Traversées focus sur le travail de Melina Ghorafi

Mêlant dans sa pratique artistique performances, conférences, workshops, textes de chansons et fictions déambulatoires, Mélina Ghorafi (née en 1995, vit et travaille à Bruxelles) tente de représenter les violences faites aux femmes et leur esthétisation récurrente, en s’attachant à démanteler les clichés misogynes profondément ancrés dans la culture populaire occidentale. 

Pour son projet MUSOGYNIE, débuté en 2018 et dont le point de départ fut son diplôme de fin d’études à la Villa Arson, Mélina Ghorafi a imaginé un musée de la misogynie et de la culture du viol et qui rassemblerait artefacts, histoires et anecdotes, un peu à la manière du Jim Crow Museum of Racist Memorabilia qui abrite la collection d’objets racistes à l’Université́ Ferris dans le Michigan. En réponse à la récurrence d’images représentant la violence contre les femmes, telles que les chansons paillardes ou les gravures anciennes, le projet de l’artiste catalyse la fantaisie des représentations qui a laissé s’instaurer une culture dominante de clichés sexistes, violents et dégradants, et met en lumière leur rapport ambigu à la réalité.

Ce qui l’intéresse tout particulièrement est la représentation de l’archétype féminin et l’esthétisation de la misogynie, qui rend cette dernière plus acceptable aux yeux de la société. Dans le cadre de la réalisation de ce projet, l’artiste a réfléchi à des formes de présentation variées et a notamment conçu une performance intitulée Femme sans tête, tout en est bon, inspirée d’une gravure du XVIIème siècle qui représente une femme décapitée par Lustucru, le « forgeron des femmes », et dont le coup de pioche est censé les priver de leur attribut le plus indésirable et le moins utile—leur tête. Assise en tournant le dos au public, Mélina Ghorafi récite un texte qui rassemble des citations misogynes relevées dans diverses œuvres littéraires ou scientifiques, et au sein d’almanachs de stéréotypes féminins. Elle est tantôt vêtue d’un costume ou d’un caftan violet, couleur qui joue un rôle prépondérant dans son travail, et qui a souvent été l’apanage de la représentation des femmes âgées, des sorcières et des lesbiennes.

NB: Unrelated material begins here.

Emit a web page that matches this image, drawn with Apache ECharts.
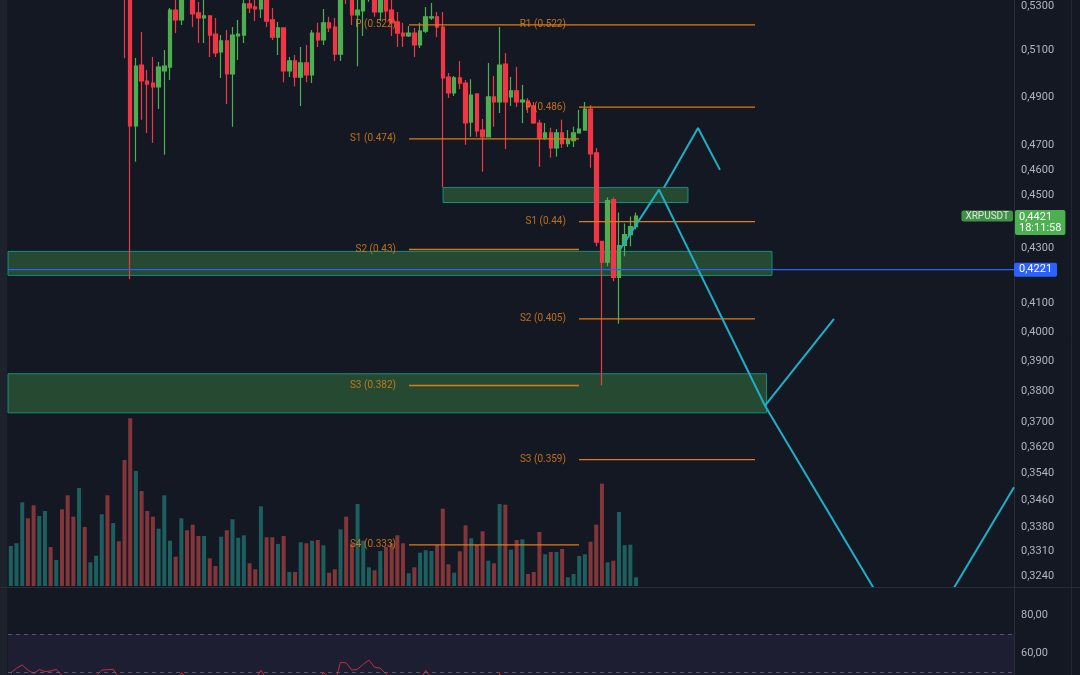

Une seconde occurrence de MUSOGYNIE prend la forme d’une balade virtuelle autour des statues de femmes installées dans l’espace public de différentes villes, Bruxelles par exemple. Elle est intitulée Les Anges de Rebut en référence à une citation d’Alexandre Dumas fils qui affirmait dans son ouvrage L’Ami des Femmes (1864) que les femmes, anges de rebut, étaient la « seule œuvre inachevée que Dieu ait permis à l’homme de reprendre et de finir. » En compilant d’innombrables archétypes, allégories, et autres figures féminines génériques qui peuplent les jardins publics, les institutions et les lieux de pouvoir en représentant tantôt les saisons, la justice ou l’amour, Mélina Ghorafi s’attache ici à déconstruire les stéréotypes idéalisant, fétichisant et réifiant l’image des femmes.

Cette volonté qu’a Mélina Ghorafi de braquer son regard vers les zones d’ombres de l’histoire culturelle occidentale façonnée par une mentalité patriarcale et misogyne fait également écho à l’œuvre de l’écrivaine éco-féministe américaine Starhawk et à son ouvrage célébré de 1982, Rêver l’obscur. Au sujet des violences faites aux femmes, l’une des protagonistes de ce récit s’exprime ainsi : « Mais si tu racontes l’horreur sans recréer l’obscur, tu l’alimentes. Tu ne supprimes pas son terreau. Nous devons rêver l’obscur comme processus, rêver l’obscur comme changement, afin de créer une nouvelle image de l’obscur. Car l’obscur nous crée. » 1

1.Starhawk, « Rêver l’obscur : femmes, magie et politique ». Paris : Cambourakis, 2015.